I'm looking through possible representations for what can be considered a finite depth graph in XML format for data exchange purposes. The problematic point is how to reference nodes in edge tags. Two strategies I see are a) using unique identifiers or b) using paths.
Unique IDs:
<graph id="g0">
<node id="n0"/>
<node id="n1"/>
<edge from="n1" to="n0"/>
</graph>
<graph id="g1">
<node id="n2"/>
</graph>
<edge from="n2" to="n1"/>
Paths:
<graph id="0">
<node id="0"/>
<node id="1"/>
<node id="2"/>
<edge from="1" to="0"/>
<edge from="2" to="1"/>
</graph>
<graph id="1">
<node id="0"/>
</graph>
<edge from="1:0" to="0:2"/>
What is the standard procedure for these kinds of things? From what I've gathered, unique identifier approach seems to be more widespread. My issue with that is when graphs are becoming very large, there's:
- necessity for a really large hash table that maps objects to their IDs for purposes of reading/writing edges from/to XML files
- the file itself is larger than the one written using paths because you cannot omit redundant path components if edge is internal to the graph.
Thoughts?
Update 1:
Note that its not one flat graph; its one or more graphs interconnected.

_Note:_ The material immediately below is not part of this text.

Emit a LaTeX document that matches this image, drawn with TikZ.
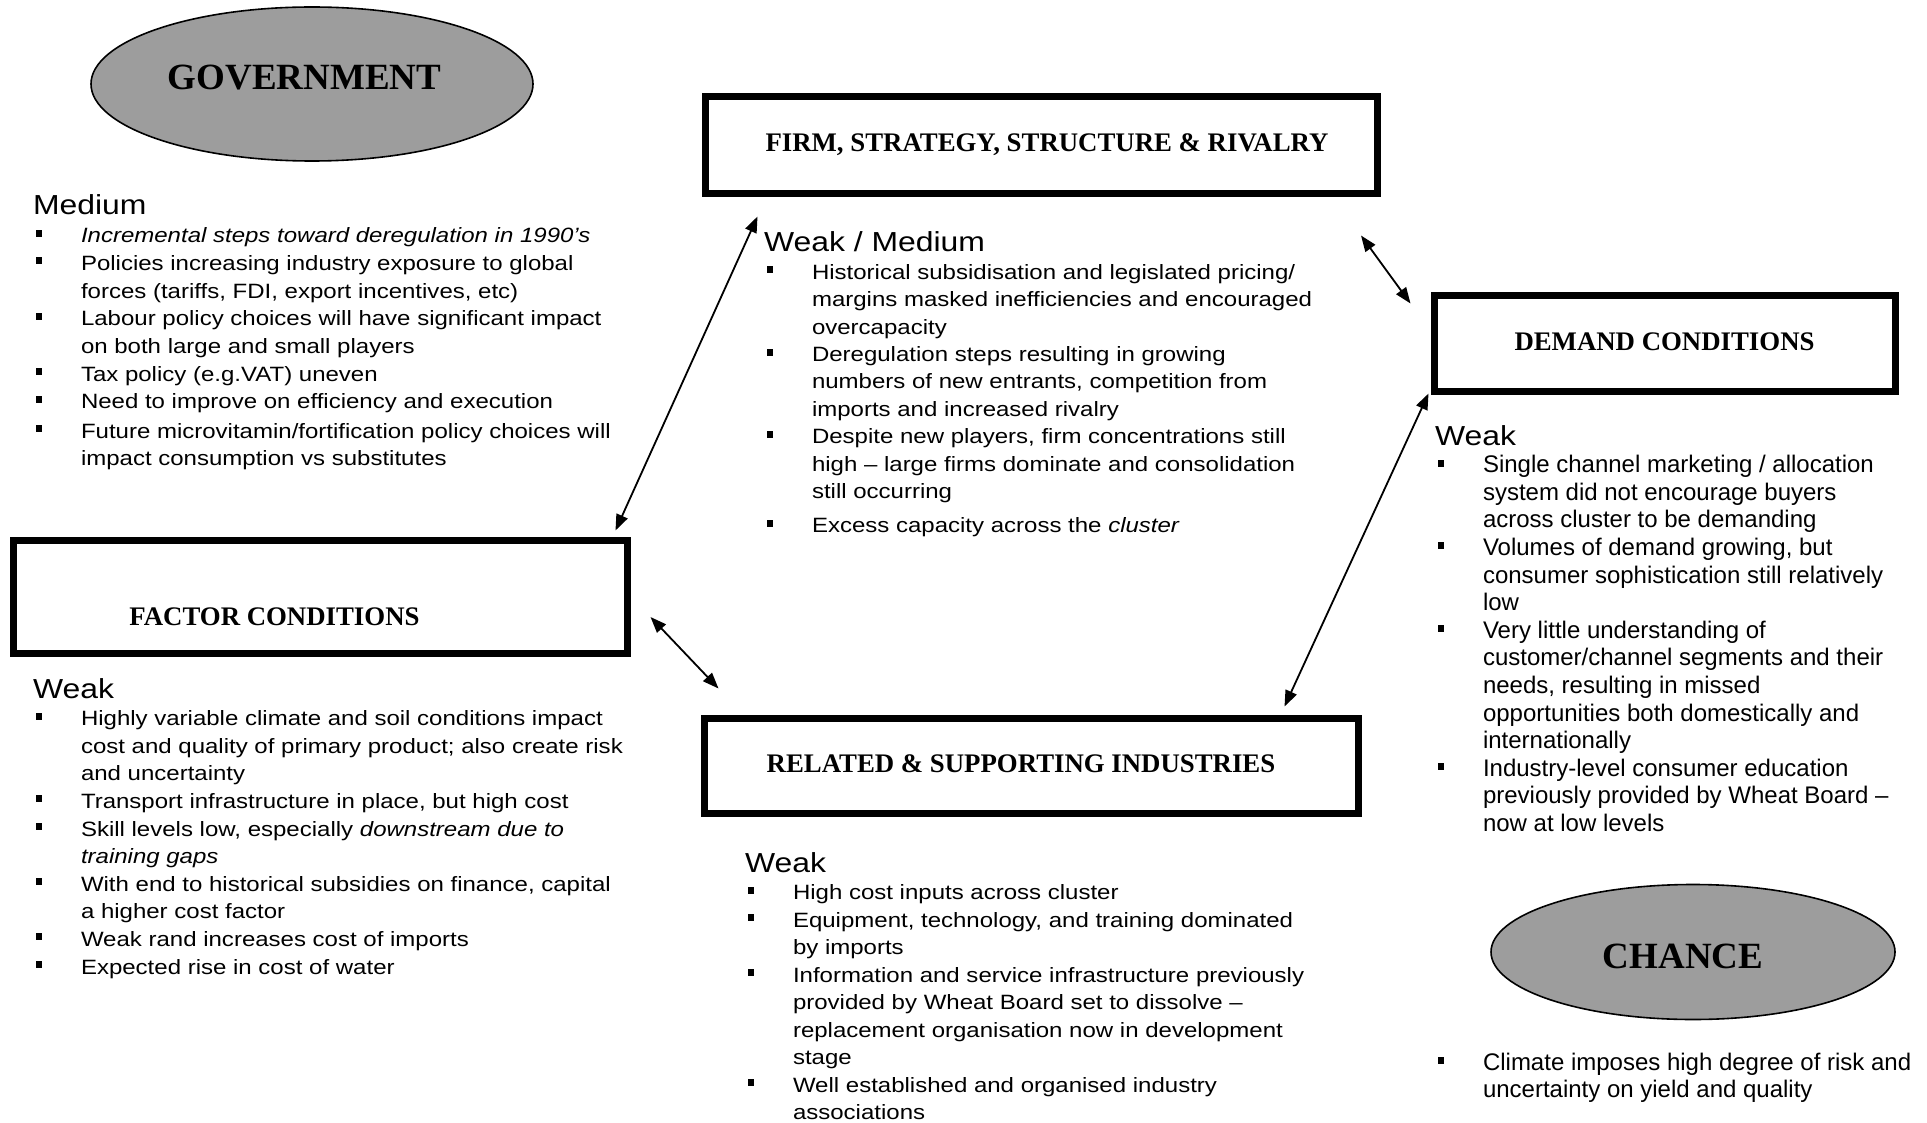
\documentclass[tikz,border=0pt]{standalone}
\usepackage{fontspec}
\usetikzlibrary{shapes.geometric,arrows.meta}
\newfontfamily\serifbf{Liberation Serif}
\newfontfamily\wsans[FakeStretch=1.16]{Liberation Sans}
\newfontfamily\nsans{Liberation Sans}
\definecolor{ellgray}{RGB}{157,157,157}
\newcommand\bsq{\raisebox{6pt}{\rule{6.5pt}{7pt}}}
\newcommand\bul{\hbox to 48pt{\hskip2.5pt\bsq\hfil}}
\newcommand\ind{\hskip48pt}
\newcommand\hd[1]{\hbox{\wsans\fontsize{27.5pt}{28pt}\selectfont #1}}
\tikzset{
  kbox/.style={draw, rectangle, line width=7pt, inner sep=0pt},
  ell/.style={ellipse, draw, line width=1.6pt, fill=ellgray, inner sep=0pt},
  lbl/.style={anchor=base, inner sep=0pt, font=\serifbf\bfseries\fontsize{26.8pt}{30pt}\selectfont},
  ellbl/.style={anchor=base, inner sep=0pt, font=\serifbf\bfseries\fontsize{37pt}{40pt}\selectfont},
  txt/.style={anchor=base west, inner sep=0pt, outer sep=0pt},
  dbl/.style={{Triangle[length=16pt,width=12pt]}-{Triangle[length=16pt,width=12pt]}, line width=1.8pt}
}
\begin{document}
\begin{tikzpicture}[x=1pt,y=-1pt]
\useasboundingbox (0,0) rectangle (1927,1123);
\fill[white] (0,0) rectangle (1927,1123);

% ellipses
\node[ell, minimum width=442pt, minimum height=154pt] (gov) at (312,84) {};
\node[ellbl] (govlbl) at (304.5,90) {GOVERNMENT};
\node[ell, minimum width=404pt, minimum height=135pt] (chance) at (1693,952) {};
\node[ellbl] (chancelbl) at (1683,968) {CHANCE};

% boxes
\node[kbox, minimum width=672pt, minimum height=97pt] (firm) at (1041.5,145) {};
\node[lbl] (firmlbl) at (1047,152) {FIRM, STRATEGY, STRUCTURE \& RIVALRY};
\node[kbox, minimum width=461pt, minimum height=96pt] (demand) at (1665,343.5) {};
\node[lbl] (demandlbl) at (1664.5,350) {DEMAND CONDITIONS};
\node[kbox, minimum width=614pt, minimum height=113pt] (factor) at (320.5,597) {};
\node[lbl] (factorlbl) at (274.5,625) {FACTOR CONDITIONS};
\node[kbox, minimum width=654pt, minimum height=95pt] (related) at (1031.5,766) {};
\node[lbl] (relatedlbl) at (1021,772) {RELATED \& SUPPORTING INDUSTRIES};

% arrow end points
\coordinate (a1) at ([shift={(55.5,19.5)}]firm.south west);
\coordinate (a2) at ([shift={(-15.5,-6.5)}]factor.north east);
\coordinate (b1) at ([shift={(-20,38.5)}]firm.south east);
\coordinate (b2) at ([shift={(-20.5,11.5)}]demand.north west);
\coordinate (c1) at ([shift={(19.5,20)}]factor.east);
\coordinate (c2) at ([shift={(17.5,-26.5)}]related.north west);
\coordinate (d1) at ([shift={(-77.5,-8.5)}]related.north east);
\coordinate (d2) at ([shift={(-2.5,-1.5)}]demand.south west);
\draw[dbl] (a2) -- (a1);
\draw[dbl] (b1) -- (b2);
\draw[dbl] (c1) -- (c2);
\draw[dbl] (d1) -- (d2);

% government text
\node[txt] (govtxt) at (33,215) {\vtop{\wsans\fontsize{20.7pt}{27.7pt}\selectfont
 \hd{Medium}
 \hbox{\bul\textit{Incremental steps toward deregulation in 1990’s}}
 \hbox{\bul Policies increasing industry exposure to global}
 \hbox{\ind forces (tariffs, FDI, export incentives, etc)}
 \hbox{\bul Labour policy choices will have significant impact}
 \hbox{\ind on both large and small players}
 \hbox{\bul Tax policy (e.g.VAT) uneven}
 \hbox{\bul Need to improve on efficiency and execution}
 \vskip1.5pt
 \hbox{\bul Future microvitamin/fortification policy choices will}
 \hbox{\ind impact consumption vs substitutes}}};

% firm text
\node[txt] (firmtxt) at (764,252) {\vtop{\wsans\fontsize{20.7pt}{27.4pt}\selectfont
 \hd{Weak / Medium}
 \hbox{\bul Historical subsidisation and legislated pricing/}
 \hbox{\ind margins masked inefficiencies and encouraged}
 \hbox{\ind overcapacity}
 \hbox{\bul Deregulation steps resulting in growing}
 \hbox{\ind numbers of new entrants, competition from}
 \hbox{\ind imports and increased rivalry}
 \hbox{\bul Despite new players, firm concentrations still}
 \hbox{\ind high – large firms dominate and consolidation}
 \hbox{\ind still occurring}
 \vskip7pt
 \hbox{\bul Excess capacity across the \textit{cluster}}}};

% demand text
\node[txt] (demandtxt) at (1435,445) {\vtop{\nsans\fontsize{24pt}{27.6pt}\selectfont
 \hd{Weak}
 \hbox{\bul Single channel marketing / allocation}
 \hbox{\ind system did not encourage buyers}
 \hbox{\ind across cluster to be demanding}
 \hbox{\bul Volumes of demand growing, but}
 \hbox{\ind consumer sophistication still relatively}
 \hbox{\ind low}
 \hbox{\bul Very little understanding of}
 \hbox{\ind customer/channel segments and their}
 \hbox{\ind needs, resulting in missed}
 \hbox{\ind opportunities both domestically and}
 \hbox{\ind internationally}
 \hbox{\bul Industry-level consumer education}
 \hbox{\ind previously provided by Wheat Board –}
 \hbox{\ind now at low levels}}};

% factor text
\node[txt] (factortxt) at (33,698) {\vtop{\wsans\fontsize{20.7pt}{27.6pt}\selectfont
 \hd{Weak}
 \hbox{\bul Highly variable climate and soil conditions impact}
 \hbox{\ind cost and quality of primary product; also create risk}
 \hbox{\ind and uncertainty}
 \hbox{\bul Transport infrastructure in place, but high cost}
 \hbox{\bul Skill levels low, especially \textit{downstream due to}}
 \hbox{\ind \textit{training gaps}}
 \hbox{\bul With end to historical subsidies on finance, capital}
 \hbox{\ind a higher cost factor}
 \hbox{\bul Weak rand increases cost of imports}
 \hbox{\bul Expected rise in cost of water}}};

% related text
\node[txt] (relatedtxt) at (745,872) {\vtop{\wsans\fontsize{20.7pt}{27.5pt}\selectfont
 \hd{Weak}
 \hbox{\bul High cost inputs across cluster}
 \hbox{\bul Equipment, technology, and training dominated}
 \hbox{\ind by imports}
 \hbox{\bul Information and service infrastructure previously}
 \hbox{\ind provided by Wheat Board set to dissolve –}
 \hbox{\ind replacement organisation now in development}
 \hbox{\ind stage}
 \hbox{\bul Well established and organised industry}
 \hbox{\ind associations}}};

% chance text
\node[txt] (chancetxt) at (1435,1070) {\vtop{\nsans\fontsize{24pt}{27.3pt}\selectfont
 \hbox{\bul Climate imposes high degree of risk and}
 \hbox{\ind uncertainty on yield and quality}}};
\end{tikzpicture}
\end{document}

They each have locally indexed elements, but flattening them all out and keeping track of edges across them is a bit of a nuisance.
Update 1.1: Noticed that with sub-graphs in GraphML, they do in fact use complex keys that makes it possible to separate local node id out of the global one.
Update 2:
Yes, obviously this is not a well formed XML and missing tags and all sorts of schema declarations.